A Tennessee trial court has rejected a third-party logistics provider’s challenge to a Tennessee business tax assessment. In the decision, the court concluded that some of the taxpayer’s logistics services were not covered by the “public utility exemption,” which, by definition, extends to “common carriers.” Exel, Inc. v. Roberts, Case No. 06 2869-IV (Davidson County Chancery Court June 28, 2013).
The taxpayer is a third-party logistics and transportation management company, providing large manufacturers and retail companies with design, logistics, and transportation management services. These services include transporting raw materials or other products on a fully integrated basis through the customer’s manufacturing process and transporting, distributing, and delivering the manufactured products to their ultimate destinations. The taxpayer also provides warehouse management services.

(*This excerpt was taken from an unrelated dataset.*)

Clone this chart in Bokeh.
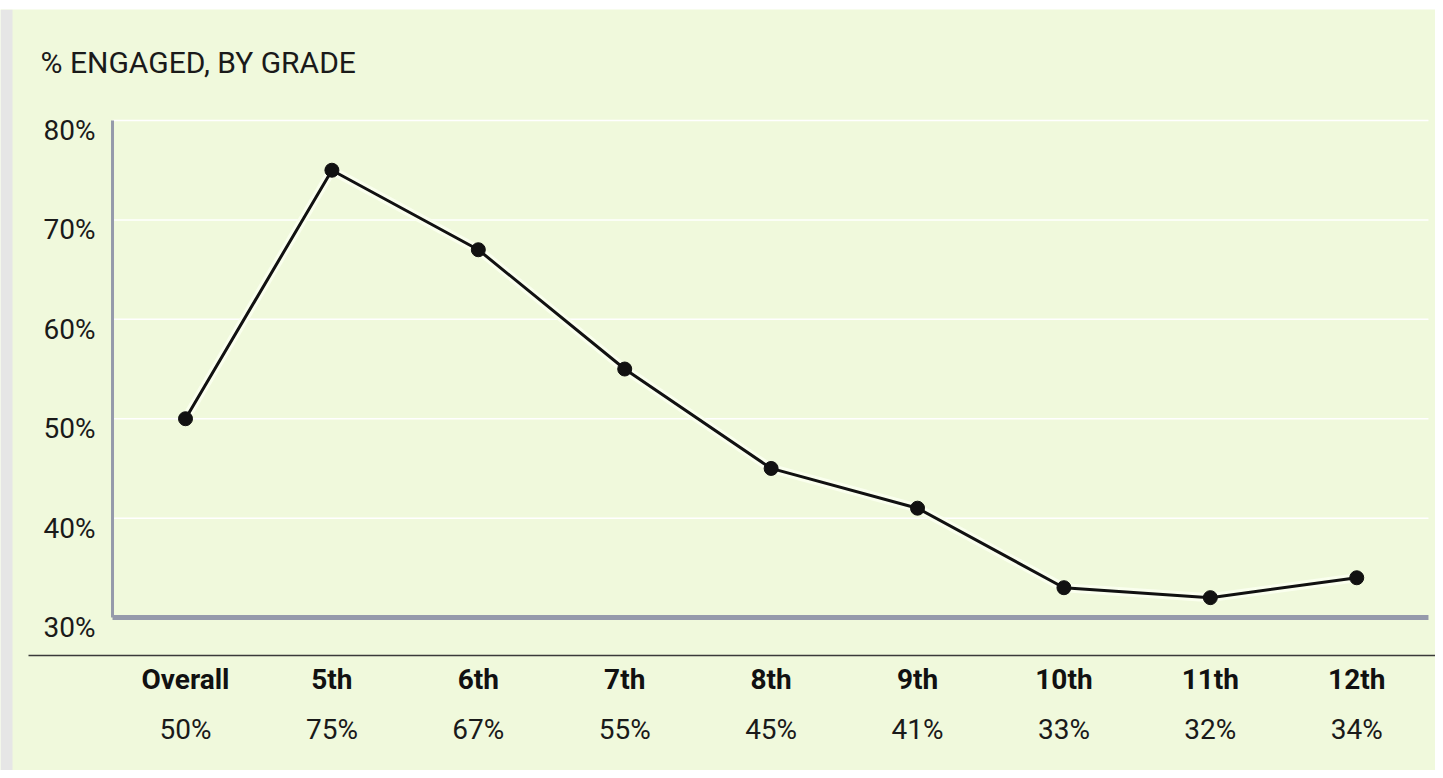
from bokeh.plotting import figure
from bokeh.models import Range1d, ColumnDataSource
from bokeh.core.properties import value
from bokeh.embed import file_html
from bokeh.resources import INLINE

# ---- data ----
grades = ["Overall", "5th", "6th", "7th", "8th", "9th", "10th", "11th", "12th"]
engaged = [50, 75, 67, 55, 45, 41, 33, 32, 34]
y_ticks = [30, 40, 50, 60, 70, 80]
y_tick_labels = ["30%", "40%", "50%", "60%", "70%", "80%"]
title_text = "% ENGAGED, BY GRADE"

# ---- layout / style ----
W, H = 1435, 770
BG = "#f0f9dc"
AXIS_GRAY = "#959aab"
FONT = "Roboto"

xs = list(range(len(grades)))
y_min, y_max = min(y_ticks), max(y_ticks)

X0, X1 = -1.2637, 8.538
p = figure(width=W, height=H, output_backend="svg", toolbar_location=None,
           x_range=Range1d(X0, X1), y_range=Range1d(14.61, 91.17),
           min_border_left=0, min_border_right=0, min_border_top=9, min_border_bottom=0)
p.axis.visible = False
p.grid.visible = False
p.outline_line_color = None
p.background_fill_color = BG
p.border_fill_color = "white"

# left gray strip
p.quad(left=[X0], right=[-1.1817], bottom=[14.61], top=[91.17],
       fill_color="#e6e6e6", line_color=None)

x_left, x_right = -0.4986, 8.49

# gridlines
grid_y = [t for t in y_ticks if t != y_min]
p.segment(x0=[x_left] * len(grid_y), x1=[x_right] * len(grid_y), y0=grid_y, y1=grid_y,
          line_color="white", line_width=1.5)

# axis lines
p.segment(x0=[x_left], x1=[x_left], y0=[y_min], y1=[y_max], line_color=AXIS_GRAY, line_width=3)
p.segment(x0=[x_left], x1=[x_right], y0=[y_min], y1=[y_min], line_color=AXIS_GRAY, line_width=5)

# dark separator line
p.segment(x0=[-1.0724], x1=[X1], y0=[26.18], y1=[26.18], line_color="#3a3a3a", line_width=1.5)

# y tick labels
p.text(x=[-0.615] * len(y_ticks), y=y_ticks, text=y_tick_labels,
       text_font=value(FONT), text_font_size="28px", text_color="#1a1a1a",
       text_align="right", text_baseline="middle", y_offset=10)

# title
p.text(x=[-0.99], y=[85.83], text=[title_text], text_font=value(FONT),
       text_font_size="30px", text_color="#1a1a1a", text_align="left", text_baseline="middle")

# series
src = ColumnDataSource(dict(x=xs, y=engaged, g=grades, v=[f"{v}%" for v in engaged]))
p.line("x", "y", source=src, line_color="#fbfff0", line_width=9, line_alpha=0.9)
p.line("x", "y", source=src, line_color="#111111", line_width=3)
p.scatter("x", "y", source=src, size=14, fill_color="#111111", line_color="#111111")

# category labels and values below
p.text(x="x", y=y_min, text="g", source=src, text_font=value(FONT), text_font_style="bold",
       text_font_size="28px", text_color="#111111", text_align="center", text_baseline="middle",
       y_offset=62)
p.text(x="x", y=y_min, text="v", source=src, text_font=value(FONT),
       text_font_size="28px", text_color="#1a1a1a", text_align="center", text_baseline="middle",
       y_offset=112)

open("out.html", "w").write(file_html(p, INLINE))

With operations throughout the world, the taxpayer had seven customers in Tennessee during the audit period. The department determined during audit that some of the transportation-related services provided to customers in Tennessee qualified for the public utility/common carrier exemption from the business tax. The department further determined, however, that many of the taxpayer’s other services were not exempt and assessed business tax on those services involving supply chain analysis and design, supply chain management, in-plant services, warehousing and order fulfillment, assembly and packaging, transportation management, service parts logistics, and reverse logistics, among others.
The parties filed cross-motions for summary judgment. The taxpayer argued principally that because its services generally fell within the category of exempt public utility/common carrier services, it was fully exempt from the Tennessee business tax. The trial court rejected that argument, concluding instead that “[t]o find an entire class of business exempt from business tax, regardless of the actual services conducted by that business, would operate to extend the enumerated services exemption provision beyond its plain meaning.” Id., slip op. at 25-26. The trial court further stated that the “determination of a business’ ‘dominant business activity’ is significant only to the determination of which classification the business would fall under, and even if the dominant business activity is not subject to business tax, those remaining revenues from activities that are subject to business tax are not exempt, but rather accrue business tax.” Id., slip op. at 26 (citing National Gas Distributors, Inc. v. State, 804 S.W.2d 66, 67 Tenn. 1991).
The Court also rejected the taxpayer’s arguments that the sales should be treated as wholesale transactions and that the pass-through costs to provide the logistics services should not be included in the tax base. Finally, the Court held that the business tax, as applied to this taxpayer, did not violate the Commerce Clause of the U.S. Constitution.
The taxpayer has until July 28, 2013 to appeal to the Tennessee Court of Appeals.